Targeting phosphorus recovery from sewage sludge while preventing contaminant spread via combined hydrothermal carbonization and wet chemical extraction

• Published in: Separation and purification technology Vol. 339; p. 126620
• Main Authors: Boniardi, G., Sessolo, L., Gelmi, E., Turolla, A., Canziani, R.
• Format: Journal Article
• Language: English
• Published: Elsevier B.V 02.07.2024
• Subjects: Circular economy; Heavy metals and metalloids; Hydrochar; Thermochemical treatment; Wet chemical extraction; Thermochemical treatment; Hydrochar; Circular economy; Heavy metals and metalloids; Wet chemical extraction
• ISSN: 1383-5866; 1873-3794
• DOI: 10.1016/j.seppur.2024.126620

•P extraction from slurry and hydrochar is feasible, being the second more convenient.•Oxalic acid proved a good leaching agent and a more environmentally friendly acid.•Selection of the best leaching agent is related to characteristics of source material.•Material recovered from hydrochar was compliant with EU regulation on fertilizers.•High Fe and Al content in the source material may require additional treatments. The increasing production of sewage sludge is making its management more challenging than ever. Increasing costs of handling and disposal promoted the development of alternative thermochemical treatments for combining waste management and resource recovery such as the hydrothermal carbonization. The products of this process are an interesting source of phosphorus, which is subject to depletion in the next future.
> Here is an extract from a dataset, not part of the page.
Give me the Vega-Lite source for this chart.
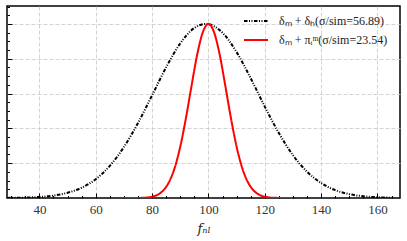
{
  "$schema": "https://vega.github.io/schema/vega-lite/v6.json",
  "width": 393,
  "height": 192,
  "autosize": {"type": "none"},
  "padding": {"left": 7, "top": 6, "right": 7, "bottom": 43},
  "background": "white",
  "config": {
    "view": {"stroke": "black", "strokeWidth": 1.5},
    "font": "Liberation Serif"
  },
  "datasets": {
    "curves": [
      {"f": 28.5, "p": 0.0007, "s": "δₘ + δₕ(σ/sim=56.89)"},
      {"f": 30, "p": 0.001, "s": "δₘ + δₕ(σ/sim=56.89)"},
      {"f": 35, "p": 0.0025, "s": "δₘ + δₕ(σ/sim=56.89)"},
      {"f": 40, "p": 0.0062, "s": "δₘ + δₕ(σ/sim=56.89)"},
      {"f": 45, "p": 0.0141, "s": "δₘ + δₕ(σ/sim=56.89)"},
      {"f": 50, "p": 0.030, "s": "δₘ + δₕ(σ/sim=56.89)"},
      {"f": 55, "p": 0.059, "s": "δₘ + δₕ(σ/sim=56.89)"},
      {"f": 60, "p": 0.108, "s": "δₘ + δₕ(σ/sim=56.89)"},
      {"f": 65, "p": 0.185, "s": "δₘ + δₕ(σ/sim=56.89)"},
      {"f": 70, "p": 0.293, "s": "δₘ + δₕ(σ/sim=56.89)"},
      {"f": 75, "p": 0.431, "s": "δₘ + δₕ(σ/sim=56.89)"},
      {"f": 80, "p": 0.590, "s": "δₘ + δₕ(σ/sim=56.89)"},
      {"f": 85, "p": 0.751, "s": "δₘ + δₕ(σ/sim=56.89)"},
      {"f": 90, "p": 0.888, "s": "δₘ + δₕ(σ/sim=56.89)"},
      {"f": 95, "p": 0.977, "s": "δₘ + δₕ(σ/sim=56.89)"},
      {"f": 99, "p": 1.0, "s": "δₘ + δₕ(σ/sim=56.89)"},
      {"f": 105, "p": 0.949, "s": "δₘ + δₕ(σ/sim=56.89)"},
      {"f": 110, "p": 0.838, "s": "δₘ + δₕ(σ/sim=56.89)"},
      {"f": 115, "p": 0.688, "s": "δₘ + δₕ(σ/sim=56.89)"},
      {"f": 120, "p": 0.525, "s": "δₘ + δₕ(σ/sim=56.89)"},
      {"f": 125, "p": 0.373, "s": "δₘ + δₕ(σ/sim=56.89)"},
      {"f": 130, "p": 0.246, "s": "δₘ + δₕ(σ/sim=56.89)"},
      {"f": 135, "p": 0.151, "s": "δₘ + δₕ(σ/sim=56.89)"},
      {"f": 140, "p": 0.086, "s": "δₘ + δₕ(σ/sim=56.89)"},
      {"f": 145, "p": 0.045, "s": "δₘ + δₕ(σ/sim=56.89)"},
      {"f": 150, "p": 0.022, "s": "δₘ + δₕ(σ/sim=56.89)"},
      {"f": 155, "p": 0.010, "s": "δₘ + δₕ(σ/sim=56.89)"},
      {"f": 160, "p": 0.0044, "s": "δₘ + δₕ(σ/sim=56.89)"},
      {"f": 165, "p": 0.0017, "s": "δₘ + δₕ(σ/sim=56.89)"},
      {"f": 70, "p": 0.0, "s": "δₘ + πᵢᵐ(σ/sim=23.54)"},
      {"f": 75, "p": 0.0005, "s": "δₘ + πᵢᵐ(σ/sim=23.54)"},
      {"f": 78, "p": 0.0027, "s": "δₘ + πᵢᵐ(σ/sim=23.54)"},
      {"f": 80, "p": 0.0076, "s": "δₘ + πᵢᵐ(σ/sim=23.54)"},
      {"f": 82, "p": 0.0192, "s": "δₘ + πᵢᵐ(σ/sim=23.54)"},
      {"f": 84, "p": 0.0439, "s": "δₘ + πᵢᵐ(σ/sim=23.54)"},
      {"f": 86, "p": 0.0914, "s": "δₘ + πᵢᵐ(σ/sim=23.54)"},
      {"f": 88, "p": 0.172, "s": "δₘ + πᵢᵐ(σ/sim=23.54)"},
      {"f": 90, "p": 0.295, "s": "δₘ + πᵢᵐ(σ/sim=23.54)"},
      {"f": 92, "p": 0.458, "s": "δₘ + πᵢᵐ(σ/sim=23.54)"},
      {"f": 94, "p": 0.644, "s": "δₘ + πᵢᵐ(σ/sim=23.54)"},
      {"f": 96, "p": 0.823, "s": "δₘ + πᵢᵐ(σ/sim=23.54)"},
      {"f": 98, "p": 0.952, "s": "δₘ + πᵢᵐ(σ/sim=23.54)"},
      {"f": 100, "p": 1.0, "s": "δₘ + πᵢᵐ(σ/sim=23.54)"},
      {"f": 102, "p": 0.952, "s": "δₘ + πᵢᵐ(σ/sim=23.54)"},
      {"f": 104, "p": 0.823, "s": "δₘ + πᵢᵐ(σ/sim=23.54)"},
      {"f": 106, "p": 0.644, "s": "δₘ + πᵢᵐ(σ/sim=23.54)"},
      {"f": 108, "p": 0.458, "s": "δₘ + πᵢᵐ(σ/sim=23.54)"},
      {"f": 110, "p": 0.295, "s": "δₘ + πᵢᵐ(σ/sim=23.54)"},
      {"f": 112, "p": 0.172, "s": "δₘ + πᵢᵐ(σ/sim=23.54)"},
      {"f": 114, "p": 0.0914, "s": "δₘ + πᵢᵐ(σ/sim=23.54)"},
      {"f": 116, "p": 0.0439, "s": "δₘ + πᵢᵐ(σ/sim=23.54)"},
      {"f": 118, "p": 0.0192, "s": "δₘ + πᵢᵐ(σ/sim=23.54)"},
      {"f": 120, "p": 0.0076, "s": "δₘ + πᵢᵐ(σ/sim=23.54)"},
      {"f": 122, "p": 0.0027, "s": "δₘ + πᵢᵐ(σ/sim=23.54)"},
      {"f": 125, "p": 0.0005, "s": "δₘ + πᵢᵐ(σ/sim=23.54)"},
      {"f": 130, "p": 0.0, "s": "δₘ + πᵢᵐ(σ/sim=23.54)"}
    ]
  },
  "data": {"name": "curves"},
  "mark": {"type": "line", "interpolate": "monotone", "strokeWidth": 2, "clip": true},
  "encoding": {
    "x": {
      "field": "f",
      "type": "quantitative",
      "scale": {"domain": [28.5, 168], "nice": false, "zero": false},
      "axis": {
        "title": "fₙₗ",
        "titleFont": "DejaVu Serif",
        "titleFontStyle": "italic",
        "titleFontWeight": "normal",
        "titleFontSize": 13,
        "titleColor": "#222",
        "titlePadding": 4,
        "values": [30, 35, 40, 45, 50, 55, 60, 65, 70, 75, 80, 85, 90, 95, 100, 105, 110, 115, 120, 125, 130, 135, 140, 145, 150, 155, 160, 165],
        "labelExpr": "datum.value % 20 === 0 ? datum.label : ''",
        "labelOverlap": false,
        "labelFlush": false,
        "labelFont": "Liberation Serif",
        "labelFontSize": 13,
        "labelColor": "#333",
        "labelPadding": 10,
        "domain": false,
        "tickColor": "black",
        "tickWidth": 1,
        "tickSize": {"condition": {"test": "datum.value % 20 === 0", "value": -5}, "value": -2.5},
        "grid": true,
        "gridColor": "#c8c8c8",
        "gridDash": [4, 2],
        "gridWidth": 0.8,
        "gridOpacity": {"condition": {"test": "datum.value % 20 === 0", "value": 1}, "value": 0}
      }
    },
    "y": {
      "field": "p",
      "type": "quantitative",
      "scale": {"domain": [0, 1.103], "nice": false},
      "axis": {
        "title": null,
        "labels": false,
        "domain": false,
        "values": [0.05, 0.1, 0.15, 0.2, 0.25, 0.3, 0.35, 0.4, 0.45, 0.5, 0.55, 0.6, 0.65, 0.7, 0.75, 0.8, 0.85, 0.9, 0.95, 1.0, 1.05, 1.1],
        "tickColor": "black",
        "tickWidth": 1,
        "tickSize": {"condition": {"test": "abs(datum.value*5 - round(datum.value*5)) < 0.001", "value": -5}, "value": -2.5},
        "grid": true,
        "gridColor": "#c8c8c8",
        "gridDash": [4, 2],
        "gridWidth": 0.8,
        "gridOpacity": {"condition": {"test": "abs(datum.value*5 - round(datum.value*5)) < 0.001", "value": 1}, "value": 0}
      }
    },
    "color": {
      "field": "s",
      "type": "nominal",
      "scale": {"domain": ["δₘ + δₕ(σ/sim=56.89)", "δₘ + πᵢᵐ(σ/sim=23.54)"], "range": ["black", "#ff0000"]},
      "legend": {
        "title": null,
        "orient": "none",
        "legendX": 236,
        "legendY": 2,
        "symbolType": "stroke",
        "symbolSize": 576,
        "symbolStrokeWidth": 2,
        "labelFont": "Liberation Serif",
        "labelFontSize": 12,
        "labelColor": "#222",
        "labelOffset": 10,
        "rowPadding": -4,
        "labelLimit": 300
      }
    },
    "strokeDash": {
      "field": "s",
      "type": "nominal",
      "scale": {"domain": ["δₘ + δₕ(σ/sim=56.89)", "δₘ + πᵢᵐ(σ/sim=23.54)"], "range": [[3.5, 1.5, 1, 1.5, 1, 1.5], [1, 0]]},
      "legend": null
    }
  }
}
This work investigates at the laboratory scale the phosphorus recovery via wet chemical extraction from slurry and hydrochar as the extraction and precipitation of (heavy) metals and metalloids to promote the recovery of non-contaminated high-value phosphorus-rich products. Experimental results indicated that both matrices performed well in terms of phosphorus recovery and acid consumption, but the maximum overall recovery efficiency was higher when phosphorus was extracted from the hydrochar (49.6–75.1%) by using oxalic, sulfuric and nitric acids. Oxalic acid resulted as the most promising extractant from slurry at a dosage of 40 g/L. Instead, extraction from hydrochar was less affected by the type of acid used, suggesting the role of pH as the main driver. The co-precipitation of metals and metalloids was higher in slurry, with one sample of the recovered material exceeding the threshold limits of European fertilizer regulation. Instead, recovered material obtained from hydrochar showed lower level of contamination (in terms of Al, Fe, Ni, Cr and As content) and were regulatory compliant. This study attempts to guide the the type of acid and precipitants’ selection to address a good trade-off between a high P content and a low contamination in the recovered material.